The Kenya Rule


Constraints as Philosophy

Most developers optimize for developer experience. We optimize for user sovereignty.

The Kenya Rule states:

  • Binary: < 200KB for L1, < 10MB for full stack
  • Memory: < 10MB runtime footprint
  • Storage: Single-file embedded (libmdbx/SQLite)
  • Network: Zero cloud dependencies

Why? Because constraints create antifragility.


The 85KB Binary

A Janus L1 binary fits on a floppy disk. Literally. It can run on:

  • Raspberry Pi Zero ($5)
  • Old Android phones
  • Microcontrollers with 512KB RAM
  • Offline air-gapped systems

When your infrastructure fits everywhere, censorship becomes expensive. When it requires AWS, you’re already compromised.


Memory is Political

10MB RAM means:

  • No garbage collection pauses
  • No memory bloat from frameworks
  • Predictable performance on constrained devices
  • Runs on hardware that rich developers throw away

The developed world’s trash is the developing world’s infrastructure.


Embedded Storage

No PostgreSQL. No MongoDB. No cloud databases.

Just libmdbx or SQLite: single-file, embedded, transactional.

Your data lives in files you own. Backups are cp. Migration is rsync. No ops team required.

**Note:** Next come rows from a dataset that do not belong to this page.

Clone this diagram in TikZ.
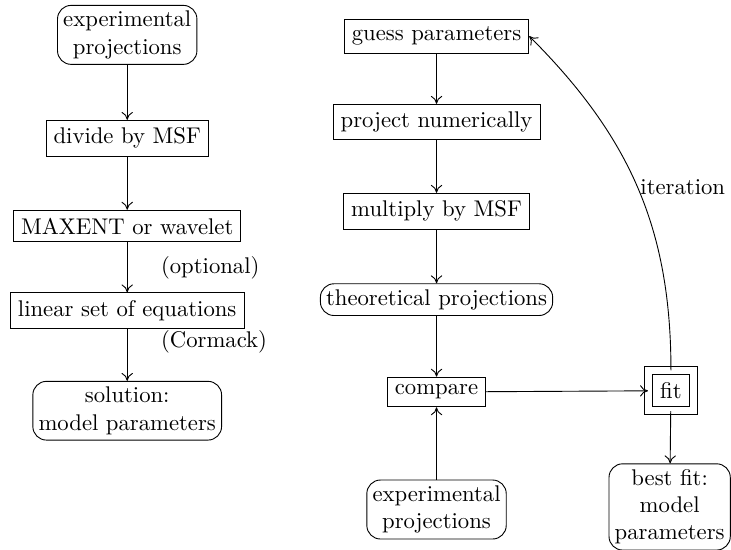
\documentclass[tikz,border=0pt]{standalone}
\usetikzlibrary{positioning,arrows.meta}
\begin{document}
\begin{tikzpicture}[>={To[length=3.5pt,width=5pt]},
                    box/.style={draw,rectangle},
                    rbox/.style={draw,rounded corners=6pt,align=center,inner sep=2.5pt},
                    fitbox/.style={draw,double,double distance=3pt,inner sep=5.2pt}]
            \useasboundingbox (0,0) rectangle (11.32,-8.51);

            % left: direct inversion
            \node[rbox] (exp1) at (1.97,-0.54) {experimental\\projections};
            \node[box] (divide) at (1.97,-2.14) {divide by MSF};
            \node[box] (maxent) at (1.97,-3.50) {MAXENT or wavelet};
            \node[box] (linear) at (1.97,-4.81) {linear set of equations};
            \node[rbox] (solution) at (1.97,-6.36) {solution:\\model parameters};
            \path[->] (exp1) edge (divide);
            \path[->] (divide) edge (maxent);
            \path[->] (maxent) edge node[midway,right=0.4cm]{(optional)} (linear);
            \path[->] (linear) edge node[pos=0.25,right=0.4cm]{(Cormack)} (solution);

            % right: fitting loop
            \node[box] (guess) at (6.76,-0.56) {guess parameters};
            \node[box] (project) at (6.76,-1.89) {project numerically};
            \node[box] (multiply) at (6.76,-3.27) {multiply by MSF};
            \node[rbox] (theo) at (6.76,-4.64) {theoretical projections};
            \node[box] (compare) at (6.76,-6.07) {compare};
            \node[rbox] (exp2) at (6.76,-7.89) {experimental\\projections};
            \node[fitbox] (fit) at (10.39,-6.05) {fit};
            \node[rbox] (best) at (10.37,-7.85) {best fit:\\model\\parameters};
            \path[->] (guess) edge (project);
            \path[->] (project) edge (multiply);
            \path[->] (multiply) edge (theo);
            \path[->] (theo) edge (compare);
            \path[->] (exp2) edge (compare);
            \path[->] (compare) edge (fit);
            \path[->] (fit) edge (best);
            \path[->] (fit) edge[out=90,in=-45] node[pos=0.5,right,inner sep=1pt]{iteration} (guess.east);
        \end{tikzpicture}
\end{document}
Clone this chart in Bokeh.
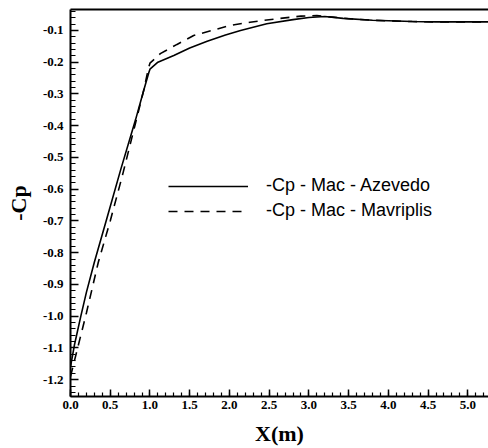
import numpy as np
from bokeh.plotting import figure
from bokeh.models import (FixedTicker, NumeralTickFormatter, LinearAxis, Legend,
                          LegendItem, Range1d)
from bokeh.embed import file_html
from bokeh.resources import INLINE

# -Cp distribution along the surface, X in metres
x_azevedo = [0.0, 0.05, 0.13, 0.20, 0.30, 0.46, 0.63, 0.82, 0.92, 0.985, 1.0, 1.1,
             1.3, 1.5, 1.72, 1.95, 2.14, 2.47, 2.8, 3.0, 3.2, 3.43, 3.8, 4.3, 4.6,
             5.0, 5.3]
cp_azevedo = [-1.16, -1.09, -1.00, -0.925, -0.83, -0.69, -0.54, -0.38, -0.29, -0.233,
              -0.222, -0.200, -0.179, -0.155, -0.134, -0.114, -0.100, -0.079, -0.066,
              -0.059, -0.056, -0.062, -0.068, -0.072, -0.073, -0.073, -0.073]

x_mavriplis = [0.0, 0.05, 0.12, 0.20, 0.35, 0.50, 0.65, 0.82, 0.92, 0.98, 1.0, 1.13,
               1.34, 1.55, 1.78, 2.01, 2.26, 2.6, 2.9, 3.1, 3.3, 3.5, 3.8, 4.3, 4.6,
               5.0, 5.3]
cp_mavriplis = [-1.19, -1.14, -1.07, -0.99, -0.83, -0.70, -0.56, -0.39, -0.29, -0.22,
                -0.203, -0.173, -0.144, -0.116, -0.100, -0.084, -0.074, -0.063, -0.055,
                -0.053, -0.058, -0.063, -0.068, -0.072, -0.073, -0.073, -0.073]

x_ticks = [0.0, 0.5, 1.0, 1.5, 2.0, 2.5, 3.0, 3.5, 4.0, 4.5, 5.0]
y_ticks = [-1.2, -1.1, -1.0, -0.9, -0.8, -0.7, -0.6, -0.5, -0.4, -0.3, -0.2, -0.1]

series_labels = ["-Cp - Mac - Azevedo", "-Cp - Mac - Mavriplis"]

p = figure(width=488, height=448, output_backend="svg", toolbar_location=None,
           x_range=Range1d(0.0, 5.26), y_range=Range1d(-1.253, -0.034),
           x_axis_label="X(m)", y_axis_label="-Cp",
           min_border_left=70, min_border_right=0, min_border_top=9,
           min_border_bottom=49)
p.outline_line_color = None
p.grid.visible = False
p.background_fill_color = "white"
p.border_fill_color = "white"

r1 = p.line(x_azevedo, cp_azevedo, line_color="black", line_width=1.6)
r2 = p.line(x_mavriplis, cp_mavriplis, line_color="black", line_width=1.6,
            line_dash="9 7")

x_minor = [round(v, 2) for v in np.arange(0.0, 5.31, 0.1)]
y_minor = [round(v, 2) for v in np.arange(-1.26, -0.03, 0.02)]

xa = p.xaxis[0]
xa.ticker = FixedTicker(ticks=x_ticks, minor_ticks=x_minor)
xa.formatter = NumeralTickFormatter(format="0.0")

ya = p.yaxis[0]
ya.ticker = FixedTicker(ticks=y_ticks, minor_ticks=y_minor)
ya.formatter = NumeralTickFormatter(format="0.0")

for ax in (xa, ya):
    ax.axis_line_width = 2
    ax.axis_line_color = "black"
    ax.major_tick_out = 0
    ax.minor_tick_out = 0
    ax.major_tick_line_width = 1.5
    ax.minor_tick_line_width = 1.2
    ax.major_label_text_font = "Liberation Serif"
    ax.major_label_text_font_style = "bold"
    ax.major_label_text_font_size = "13px"
    ax.major_label_text_color = "black"
    ax.axis_label_text_font = "Liberation Serif"
    ax.axis_label_text_font_style = "bold"
    ax.axis_label_text_font_size = "22px"
    ax.axis_label_text_color = "#000000"

xa.major_tick_in = 7
xa.minor_tick_in = 4
xa.major_label_standoff = 4
xa.axis_label_standoff = 9

ya.major_tick_in = 8
ya.minor_tick_in = 5
ya.major_label_standoff = 7
ya.axis_label_standoff = 9

# top border of the frame
top = LinearAxis(ticker=FixedTicker(ticks=[]), major_label_text_font_size="0px",
                 major_label_standoff=0, major_tick_in=0, major_tick_out=0,
                 minor_tick_in=0, minor_tick_out=0, axis_line_width=2,
                 axis_line_color="black")
p.add_layout(top, "above")

legend = Legend(items=[LegendItem(label=series_labels[0], renderers=[r1]),
                       LegendItem(label=series_labels[1], renderers=[r2])],
                location=(98, 175), glyph_width=80, glyph_height=20,
                label_standoff=18, label_text_font="Liberation Sans",
                label_text_font_size="18px", label_text_color="black",
                border_line_color=None, background_fill_alpha=0,
                padding=0, margin=0, spacing=4)
p.add_layout(legend)

open("out.html", "w").write(file_html(p, INLINE))
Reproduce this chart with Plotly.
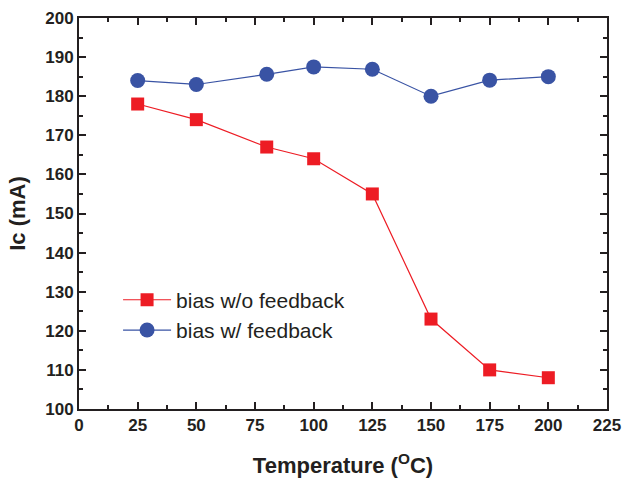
import plotly.graph_objects as go

temperature = [25, 50, 80, 100, 125, 150, 175, 200]
ic_without_feedback = [178, 174, 167, 164, 155, 123, 110, 108]
ic_with_feedback = [184, 183, 185.6, 187.5, 186.9, 180, 184.1, 185]

series_names = ["bias w/o feedback", "bias w/ feedback"]
x_ticks = [0, 25, 50, 75, 100, 125, 150, 175, 200, 225]
y_ticks = [100, 110, 120, 130, 140, 150, 160, 170, 180, 190, 200]

RED = "#ED1C24"
BLUE = "#3953A4"
AXIS = "#231F20"
FONT = "Arial, Liberation Sans, sans-serif"

fig = go.Figure()
fig.add_trace(go.Scatter(
    x=temperature, y=ic_without_feedback, name=series_names[0],
    mode="lines+markers",
    line=dict(color=RED, width=1.2),
    marker=dict(symbol="square", size=13, color=RED),
))
fig.add_trace(go.Scatter(
    x=temperature, y=ic_with_feedback, name=series_names[1],
    mode="lines+markers",
    line=dict(color=BLUE, width=1.2),
    marker=dict(symbol="circle", size=15, color=BLUE),
))

axis_common = dict(
    showline=True, linecolor=AXIS, linewidth=2, mirror="allticks",
    ticks="inside", ticklen=7, tickwidth=2, tickcolor=AXIS,
    showgrid=False, zeroline=False, automargin=False,
    tickfont=dict(family=FONT, size=17, color=AXIS, weight="bold"),
)

fig.update_xaxes(
    range=[0, 225], tickvals=x_ticks,
    minor=dict(ticks="inside", ticklen=4, tickwidth=1.5, tickcolor=AXIS, dtick=12.5, tick0=0),
    title=dict(text="Temperature (<sup>O</sup>C)", font=dict(family=FONT, size=22, color=AXIS, weight="bold"), standoff=23),
    **axis_common,
)
fig.update_yaxes(
    range=[100, 200], tickvals=y_ticks,
    minor=dict(ticks="inside", ticklen=4, tickwidth=1.5, tickcolor=AXIS, dtick=5, tick0=100),
    title=dict(text="Ic (mA)", font=dict(family=FONT, size=22, color=AXIS, weight="bold"), standoff=14),
    **axis_common,
)

fig.update_layout(
    width=622, height=483,
    margin=dict(l=79, r=15, t=18, b=74),
    paper_bgcolor="white", plot_bgcolor="white",
    showlegend=True,
    legend=dict(
        x=0.074, y=0.331, xanchor="left", yanchor="top",
        bgcolor="rgba(0,0,0,0)",
        font=dict(family=FONT, size=21, color=AXIS),
        itemwidth=48, tracegroupgap=0,
    ),
)

# remove the default 8px page margin so the figure fills the window exactly
fig.write_html(
    "out.html",
    config={"displayModeBar": False},
    post_script="document.body.style.margin='0';document.body.style.overflow='hidden';",
)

Kenya Compliance in Practice

// L0 Transport: 85KB
const l0 = @import("l0");

// L1 Identity: +120KB
const l1 = @import("l1");

// L4 Feed: +95KB  
const l4 = @import("l4");

// Total: ~300KB for full sovereign stack

Compare: A Node.js “hello world” with dependencies: 150MB.


Why This Matters

When systems are light, they proliferate. When they’re heavy, they centralize.

Light systems can run on disposable hardware. Light systems can be mirrored thousands of times. Light systems resist capture because capture is more expensive than replacement.

Kenya compliance isn’t optimization. It’s survival strategy.


The future belongs to systems that fit in the past.